Deregulated macromolecular homeostasis
Once genes are successfully transcribed, the resulting RNA can be modified via alternative splicing to generate multiple protein variants which may have different cellular functions or properties. When RNA is decoded to proteins, translational infidelity promotes protein errors which may result in dysfunctional proteins. Along with defects in protein folding or other damages to the protein structure, protein stress response pathways such as the unfolded protein response or the heat shock response are being activated to initiate refolding or removal of damaged proteins and avoid accumulation of harmful aggregates. Various mechanisms have evolved to degrade dysfunctional macromolecules and organelles, via the ubiquitin proteasome system or the autophagy lysosomal pathway.
Each cell in an organism contains the exact same genome, yet can possess vastly different properties and perform vastly different functions. This is possible because the DNA is coiled around histone proteins into a secondary structure, called chromatin, which serves to condense the genomic DNA and control its transcription. Regulation of chromatin through modifications like DNA methylation or histone acetylation is therefore critical for gene expression, and changes in chromatin structure can result transcriptional defects.

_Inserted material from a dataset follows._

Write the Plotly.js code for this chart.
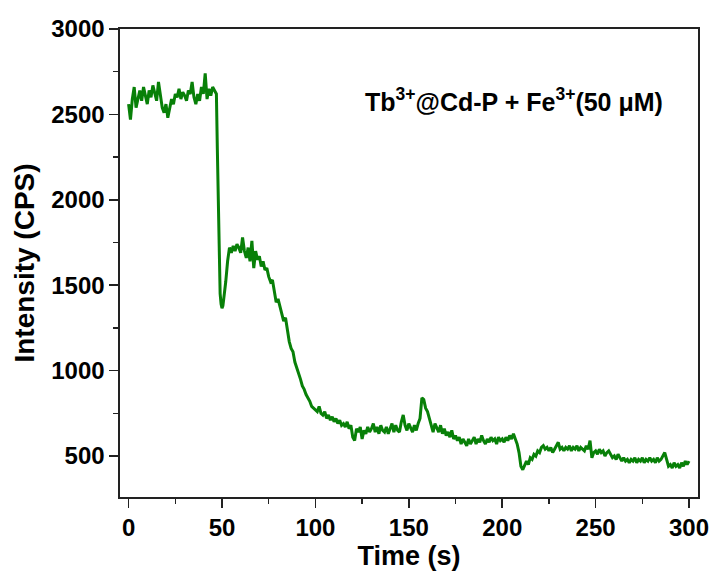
<!DOCTYPE html>
<html>
<head>
<meta charset="utf-8">
<script src="https://cdn.plot.ly/plotly-3.0.1.min.js"></script>
<style>html,body{margin:0;padding:0;background:#fff;}#chart{width:714px;height:573px;}</style>
</head>
<body>
<div id="chart"></div>
<script>
// Time (s)
const time = [
0,1,2,3,4,5,6,7,8,9,10,11,12,13,14,15,16,17,18,19,20,21,22,23,24,25,26,27,28,29,
30,31,32,33,34,35,36,37,38,39,40,41,42,43,44,45,46,47,47.5,48,48.5,49,49.5,50,50.5,51,
52,53,54,55,56,57,58,59,60,61,62,63,64,65,66,67,68,69,70,71,72,73,74,75,76,77,78,79,
80,81,82,83,84,85,86,87,88,89,90,91,92,93,94,95,96,97,98,99,100,101,102,103,104,105,106,107,108,109,
110,111,112,113,114,115,116,117,118,119,120,121,122,123,124,125,126,127,128,129,130,131,132,133,134,135,136,137,138,139,
140,141,142,143,144,145,146,147,148,149,150,151,152,153,154,155,156,157,158,159,160,161,162,163,164,165,166,167,168,169,
170,171,172,173,174,175,176,177,178,179,180,181,182,183,184,185,186,187,188,189,190,191,192,193,194,195,196,197,198,199,
200,201,202,203,204,205,206,207,208,209,210,211,212,213,214,215,216,217,218,219,220,221,222,223,224,225,226,227,228,229,
230,231,232,233,234,235,236,237,238,239,240,241,242,243,244,245,246,247,248,249,250,251,252,253,254,255,256,257,258,259,
260,261,262,263,264,265,266,267,268,269,270,271,272,273,274,275,276,277,278,279,280,281,282,283,284,285,286,287,288,289,
290,291,292,293,294,295,296,297,298,299,300
];
// Intensity (CPS)
const intensity = [
2560,2470,2590,2660,2540,2600,2640,2580,2660,2610,2560,2640,2600,2670,2620,2580,2690,2620,2540,2510,2560,2480,2540,2590,2560,2620,2600,2650,2590,2630,
2610,2580,2640,2620,2690,2600,2560,2620,2580,2660,2620,2740,2590,2650,2610,2660,2640,2620,2300,1950,1650,1450,1390,1365,1380,1420,
1520,1640,1720,1690,1730,1700,1740,1720,1690,1780,1700,1660,1720,1640,1760,1600,1700,1650,1670,1610,1640,1590,1600,1550,1520,1530,1450,1400,
1420,1370,1330,1290,1310,1230,1170,1130,1110,1050,1020,990,950,910,890,860,840,820,790,780,770,760,790,750,740,760,720,740,710,730,
700,720,690,710,680,690,670,700,660,680,610,590,660,640,670,600,650,630,670,640,660,690,640,670,630,680,650,640,670,630,
660,690,640,680,650,640,700,740,680,650,690,660,640,680,650,690,720,840,830,780,760,720,680,640,690,660,640,680,630,660,
620,640,610,650,600,620,590,610,570,600,580,560,600,570,590,610,570,600,580,620,590,570,600,580,610,590,600,570,610,590,
600,580,610,590,620,600,630,600,570,520,440,420,450,470,450,490,480,510,500,530,520,550,560,540,550,530,550,520,540,560,
580,540,550,530,550,540,560,530,550,540,560,530,550,540,530,560,540,590,490,520,530,510,540,520,530,500,520,530,510,490,
500,480,510,490,470,490,470,480,460,480,470,490,460,480,470,490,460,480,470,490,470,480,460,490,470,480,500,520,480,440,
450,430,460,440,450,430,460,440,470,450,470
];
const xTickVals = [0,50,100,150,200,250,300];
const yTickVals = [500,1000,1500,2000,2500,3000];
const xTitle = 'Time (s)';
const yTitle = 'Intensity (CPS)';
const label = 'Tb<sup>3+</sup>@Cd-P + Fe<sup>3+</sup>(50 μM)';

const fontFam = '"Liberation Sans", Arial, sans-serif';
const axisCommon = {
  showline: true, mirror: true, linecolor: '#222', linewidth: 1.6,
  ticks: 'outside', ticklen: 9, tickwidth: 1.5, tickcolor: '#222',
  showgrid: false, zeroline: false,
  tickfont: {family: fontFam, size: 24, color: '#000', weight: 'bold'}
};
const layout = {
  width: 714, height: 573,
  margin: {l: 120, r: 16, t: 29, b: 76},
  paper_bgcolor: '#fff', plot_bgcolor: '#fff',
  showlegend: false,
  xaxis: Object.assign({}, axisCommon, {
    range: [-4.6, 304.8], tickmode: 'array', tickvals: xTickVals,
    minor: {ticks: 'outside', ticklen: 5, tickwidth: 1.3, tickcolor: '#222', dtick: 25, tick0: 0},
    title: {text: xTitle, font: {family: fontFam, size: 27, color: '#000', weight: 'bold'}, standoff: 2}
  }),
  yaxis: Object.assign({}, axisCommon, {
    range: [260, 3000], tickmode: 'array', tickvals: yTickVals,
    minor: {ticks: 'outside', ticklen: 5, tickwidth: 1.3, tickcolor: '#222', dtick: 250, tick0: 0},
    title: {text: yTitle, font: {family: fontFam, size: 28, color: '#000', weight: 'bold'}, standoff: 8}
  }),
  annotations: [{
    xref: 'paper', yref: 'paper', x: 0.682, y: 0.848,
    xanchor: 'center', yanchor: 'middle', showarrow: false,
    text: label, font: {family: fontFam, size: 25, color: '#000', weight: 'bold'}
  }]
};
const trace = {
  x: time, y: intensity, type: 'scatter', mode: 'lines',
  line: {color: '#088008', width: 3}
};
Plotly.newPlot('chart', [trace], layout, {displayModeBar: false, staticPlot: true});
</script>
</body>
</html>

The genome is organized in chromosomes which carry the information required to build a functional organism, encoded in its DNA. Various stresses, like radiation and free radicals can lead to physical alterations in DNA structure, such as breaks, crosslinks, and other modifications, and several sophisticated mechanisms have evolved to repair such damage. During cell division, a copy of the entire genome is generated and any remaining damage can increase the risk for errors in the DNA replication process. These errors can comprise single point mutations in the genetic code, but also include chromosomal aberrations, transpositions and copy number variation. In addition, the ends of chromosomes are protected by structures called telomeres, which also get damaged and eroded with each cell division.